Among Democrats, Hillary Clinton returned to thank her Methodist congregation in Washington, but is struggling to overcome the perception she has a problem with the eighth commandment on bearing “false witness.” One surprise is that the candidate who quotes Pope Francis the most is not Martin O’Malley, a Jesuit educated Catholic who barely registers in the polls, but Bernie Sanders, who is known more for his socialist label than his Jewish identity.  The Democratic candidates, including Jim Webb and Lincoln Chafee, worship at the secular altar of “reproductive rights,” reflecting liberal orthodoxy, more than a consistent ethic of life.

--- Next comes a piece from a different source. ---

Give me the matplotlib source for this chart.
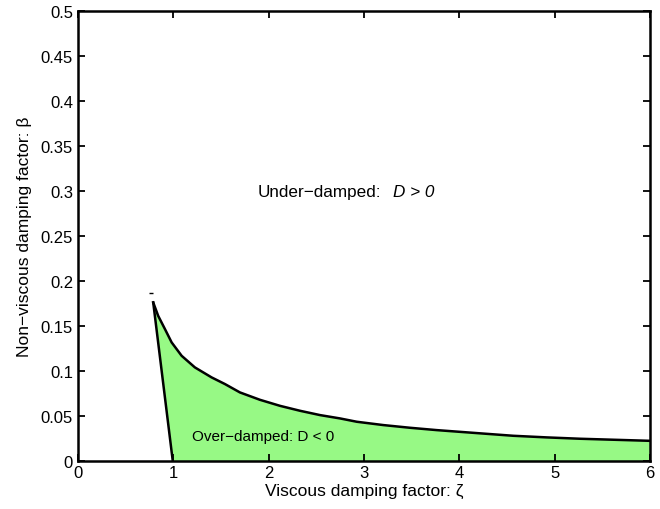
import numpy as np
import matplotlib
matplotlib.use("Agg")
import matplotlib.pyplot as plt
from matplotlib.ticker import FixedLocator, FixedFormatter

plt.rcParams['font.family'] = ['Liberation Sans', 'DejaVu Sans']

# boundary between over-damped and under-damped
zeta_top = [0.790, 0.842, 0.913, 0.983, 1.088, 1.227, 1.402, 1.542, 1.699,
            1.909, 2.119, 2.329, 2.539, 2.748, 2.924, 3.203, 3.483, 3.763,
            4.042, 4.322, 4.566, 4.917, 5.266, 5.615, 5.966, 6.0]
beta_top = [0.1763, 0.1614, 0.1467, 0.1319, 0.1170, 0.1041, 0.0930, 0.0856,
            0.0763, 0.0681, 0.0614, 0.0559, 0.0511, 0.0474, 0.0437, 0.0400,
            0.0370, 0.0344, 0.0322, 0.0300, 0.0281, 0.0263, 0.0248, 0.0237,
            0.0226, 0.0225]
# left branch, from the cusp down to zeta = 1
zeta_left = [0.790, 0.995]
beta_left = [0.1763, 0.0]
# stray point near the cusp
zeta_dot = [0.765]
beta_dot = [0.187]

xticks = [0, 1, 2, 3, 4, 5, 6]
yticks = [0, 0.05, 0.1, 0.15, 0.2, 0.25, 0.3, 0.35, 0.4, 0.45, 0.5]
ytick_labels = ['0', '0.05', '0.1', '0.15', '0.2', '0.25', '0.3', '0.35',
                '0.4', '0.45', '0.5']

fig = plt.figure(figsize=(6.6, 5.1), dpi=100)
ax = fig.add_axes([0.118, 0.094, 0.867, 0.882])

# green region (over-damped)
poly_x = zeta_left[::-1] + zeta_top + [6.0]
poly_y = beta_left[::-1] + beta_top + [0.0]
ax.fill(poly_x, poly_y, color='#97f985', lw=0)
ax.plot(zeta_top, beta_top, color='k', lw=1.8, solid_joinstyle='round')
ax.plot(zeta_left, beta_left, color='k', lw=1.8)
ax.plot(zeta_dot, beta_dot, color='k', marker='_', ms=3, mew=1, ls='none')

ax.text(1.2, 0.0275, 'Over\u2212damped: D < 0', fontsize=11, va='center', ha='left')
ax.text(1.88, 0.300, 'Under\u2212damped:', fontsize=12.3, va='center', ha='left')
ax.text(3.30, 0.300, 'D > 0', fontsize=12.3, va='center', ha='left', fontstyle='italic')

ax.set_xlim(0, 6)
ax.set_ylim(0, 0.5)
ax.xaxis.set_major_locator(FixedLocator(xticks))
ax.yaxis.set_major_locator(FixedLocator(yticks))
ax.yaxis.set_major_formatter(FixedFormatter(ytick_labels))
ax.tick_params(direction='in', top=True, right=True, length=5, width=1.3,
               labelsize=12)
ax.tick_params(axis='x', pad=3)
for s in ax.spines.values():
    s.set_linewidth(1.8)

ax.set_xlabel('Viscous damping factor: \u03b6', fontsize=12.5, labelpad=2)
ax.set_ylabel('Non\u2212viscous damping factor: \u03b2', fontsize=12.5, labelpad=6)

fig.savefig('out.png', dpi=100)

One example of a genuine connection between faith and politics can be found on the website of the Circle of Protectionwhere candidates answer a critical question “What would you do as president to offer help and opportunity to hungry and poor people in the United States and around the world?”Is it a surprise that Trump has not responded?

Perhaps, the most compelling discussion of faith in public life was not in a Church or Religious Right forum, but came from Vice President Biden on “The Late Show with Stephen Colbert.” In a remarkably intimate and very public conversation, two Catholics talked about faith and family, grief and loss, public service and personal choices. The Vice President anguished over whether he could fully commit to a presidential race after the death of his son Beau. Colbert asked “How has your faith — I know you’re a man of deep faith — how has…your faith helped you respond?” Biden replied, “My religion is just an enormous sense of solace…I go to Mass, and I’m able to be just alone even in a crowd. You’re alone. I say the rosary. I find it to be incredibly comforting. What my faith has done is it sort of takes everything about my life, with my parents and my siblings and all the comforting things and all the good things that have happened have happened…around the culture of my religion and the theology of my religion. And I don’t know how to explain it more than that, but it’s just the place that you can go.”

I differ with each of the candidates on major moral questions, for example with Biden and Clinton on abortion, Bush on torture and the death penalty, Trump on deporting immigrants.  But, on religion in public life, I believe both faith and politics are better served by the honesty and anguish of Joe Biden rather than the cynicism and glibness of Donald Trump.